Михаил мало брал участи в разговоре. Входил в гостиную, выходил. У него были свои мысли по этому поводу. От чего-то морщился. Но для гусаров нет гениев!
Но… Тут была не единственная квартира в городе, где шел такой спор в те дни. Никто не понял еще, что случилось с обществом, и не только с Петербургом – со всей Россией. Что-то она теряла, Россия – сама не знала, что, но бывшее ее достоянием, кроме огромности ея и пушек ея… Без чего она раньше спокойно, вроде, могла обойтись.
А бросились к нему, к Михаилу, не к кому другому – вдруг вспомнив, что он тоже пишет стихи… Хоть, впрочем, раньше это не все приятели одобряли.
– Говорят, кавалергарды все за Дантеса! – сказал кто-то в удивлении.
– Так он же их полку!..
– А кавалергарды – они все бугры! Не так?
– Врут! И не все за Дантеса. И не все бугры!..

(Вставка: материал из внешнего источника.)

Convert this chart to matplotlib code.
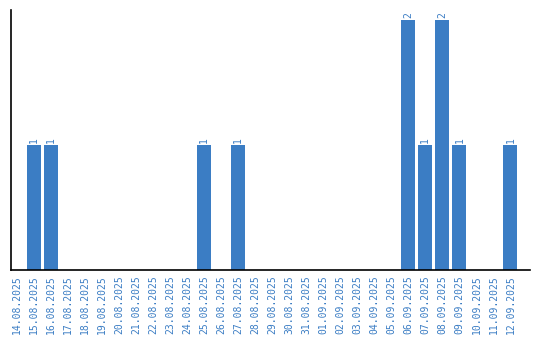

– Что они сумасшедшие – кавалергарды?
И впрямь, в те дни даже полки разделились по-своему. Кавалергарды в основном, за Дантеса. Гусары и уланы – за Пушкина. Конный полк – и туда, и сюда.
– Вы мне не ответили… Пушкин – правда, интересно? Стоит читать?..
Михаил временами покидал гостей: «У меня врач!» – Те, если и слышали его, то, разумеется, не знали, кто именно… Какое им дело?
А врач был известный доктор Арендт. Он приходил прямо от Пушкина. – Это уже недолго! – сказал он вечером 28 января… Всего несколько часов. – Он и раньше говорил, что нет никакой надежды.
Лермонтов почему-то спросил про жену Пушкина, как она?
Д-р Арендт улыбнулся застенчивой, стариковской улыбкой:
– Ой, не знаю, что сказать, мой дорогой! Она, по-моему, не понимает – что происходит. – Чуть примолк. – И что произошло – не понимает тоже!
Когда через час-полтора, уже ввечеру, пришел к нему Слава Раевский, единственный, кажется, тогда самый близкий из невоенных друзей – Михаил прочел ему стихи… Те самые. «Смерть поэта».
Слава одобрил горячо…
Они вышли к другим гостям и прочли так же им.
– Ты смотри! Как бы тебе не влепили! – сказал Лафа-Поливанов, доставая с тарелки посреди стола последний кусок пирога. Лафа был известен мудростью и пониманием практической жизни.